While I like bamboo tablets generally, I have a lot of salt towards the Intuos Pros. Had one for just over a year, and the tiny USB port in the tablet came loose. It was within warranty, so I got it replaced for free. A year and a couple months after that, same thing happened. Decided I couldnt' be bothered with replacing it again and I needed a tablet ASAP because commissions needed to be done, so I bought a small 20$ huion. It was hard to go from a 7x10 to a 3x5 drawing space or something but I'm used to the small one now. Don't like the battery operated pen as much, but it's lasting well. My buddy has a monoprice and he likes it a lot.

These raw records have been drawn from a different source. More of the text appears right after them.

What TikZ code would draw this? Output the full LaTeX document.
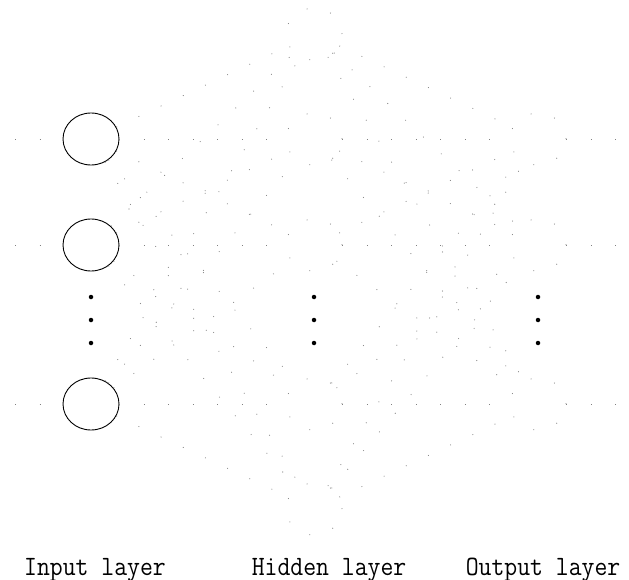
\documentclass[tikz,border=0pt]{standalone}
\usetikzlibrary{shapes.geometric}
\begin{document}
\begin{tikzpicture}[x=1pt,y=-1pt,
 neuron/.style={ellipse,minimum width=56pt,minimum height=52pt,inner sep=0pt},
 inneuron/.style={neuron,draw=black,line width=0.9pt},
 faintneuron/.style={neuron,draw=black!50,line width=0.8pt,dash pattern=on 0.8pt off 23.7pt},
 faint/.style={draw=black!50,line width=0.8pt,dash pattern=on 0.8pt off 23.7pt},
 vdot/.style={circle,fill=black,minimum size=4.5pt,inner sep=0pt},
 lab/.style={font=\fontsize{25}{25}\selectfont\ttfamily,anchor=base,inner sep=0pt}]
\useasboundingbox (0,0) rectangle (629,580);
% input layer
\node[inneuron] (i1) at (91,139) {};
\node[inneuron] (i2) at (91,245) {};
\node[inneuron] (i3) at (91,404) {};
% hidden layer
\node[faintneuron] (h1) at (314,34) {};
\node[faintneuron] (h2) at (314,139) {};
\node[faintneuron] (h3) at (314,245) {};
\node[faintneuron] (h4) at (314,404) {};
\node[faintneuron] (h5) at (314,509) {};
% output layer
\node[faintneuron] (o1) at (538,139) {};
\node[faintneuron] (o2) at (538,245) {};
\node[faintneuron] (o3) at (538,404) {};
% free ends
\coordinate (a1) at (15,139);
\coordinate (a2) at (15,245);
\coordinate (a3) at (15,404);
\coordinate (b1) at (616,139);
\coordinate (b2) at (616,245);
\coordinate (b3) at (616,404);
% vertical dots
\node[vdot] (di1) at (91,297) {};
\node[vdot] (di2) at (91,320) {};
\node[vdot] (di3) at (91,343) {};
\node[vdot] (dh1) at (314,297) {};
\node[vdot] (dh2) at (314,320) {};
\node[vdot] (dh3) at (314,343) {};
\node[vdot] (do1) at (538,297) {};
\node[vdot] (do2) at (538,320) {};
\node[vdot] (do3) at (538,343) {};
% connectors
\foreach \k in {1,2,3} {
  \draw[faint] (a\k) -- (i\k);
  \draw[faint] (o\k) -- (b\k);
}
\foreach \i in {1,2,3} {
  \foreach \h in {1,...,5} {
    \draw[faint] (i\i) -- (h\h);
  }
}
\foreach \h in {1,...,5} {
  \foreach \o in {1,2,3} {
    \draw[faint] (h\h) -- (o\o);
  }
}
% labels
\node[lab] (l1) at (95,575) {\scalebox{1}[1.12]{Input layer}};
\node[lab] (l2) at (329,575) {\scalebox{1}[1.12]{Hidden layer}};
\node[lab] (l3) at (543,575) {\scalebox{1}[1.12]{Output layer}};
\end{tikzpicture}
\end{document}
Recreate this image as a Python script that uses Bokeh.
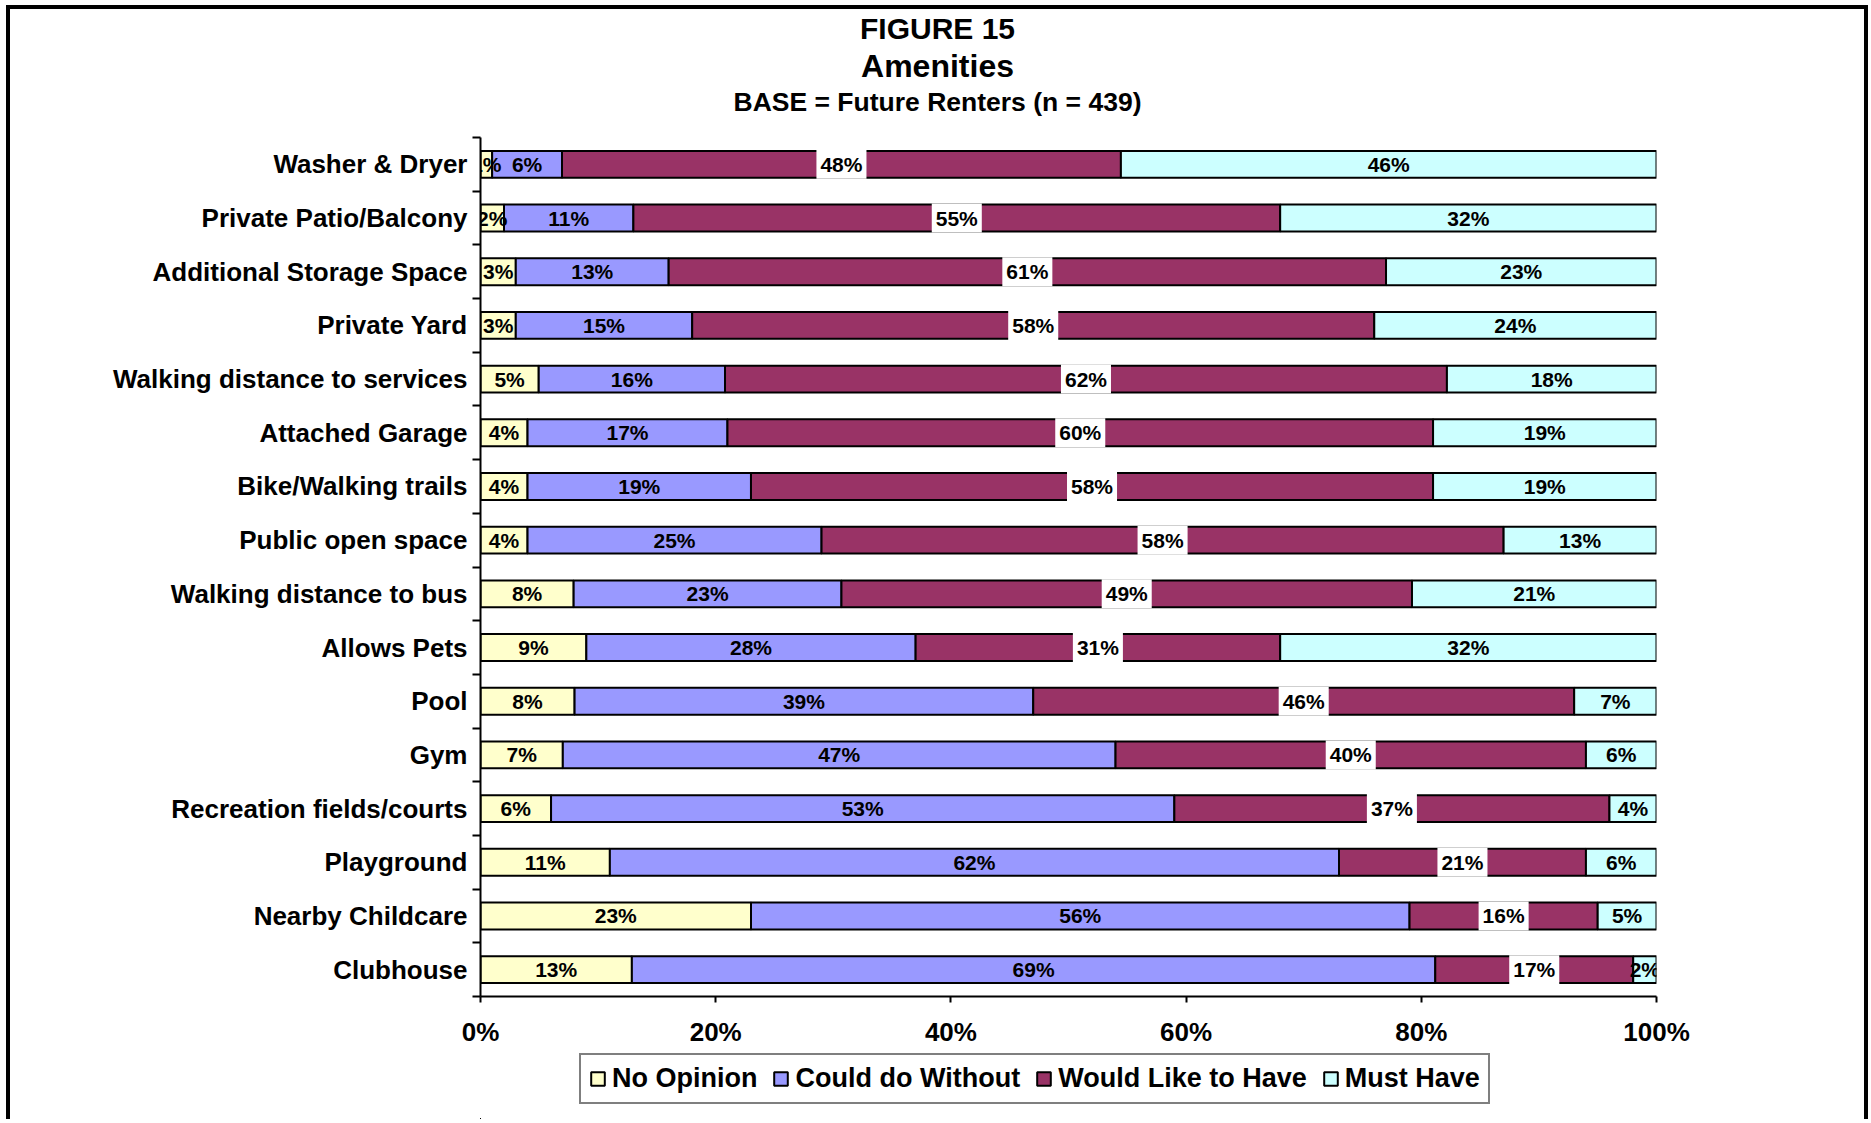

I'm planning on trying one out at some point.
But it's hit or miss whether the IntuosPros are worth it or not for the price, imo,


----------



## NplusD (May 18, 2016)

lolcox said:


> I'm that not-a-Wacom-fan voice in the crowd.
> 
> Overpriced, overhyped, and woe be unto the person who loses or breaks the stylus pen for one.
> For scope, I owned a Bamboo MTE-450, before the subsequent rebranding and shuffling of the line over to Intuos (and Intuos being pushed over to Intuos Pro). I physically broke the stylus -- it somehow ended up under a bedpost and slept upon for a few nights. Bent the pen. At that time, a replacement stylus ran me $40.
> ...


Try having had to purchase over 30 70$ pens due to dogs... that's over 2k, I coulda got a cintiq with that.


----------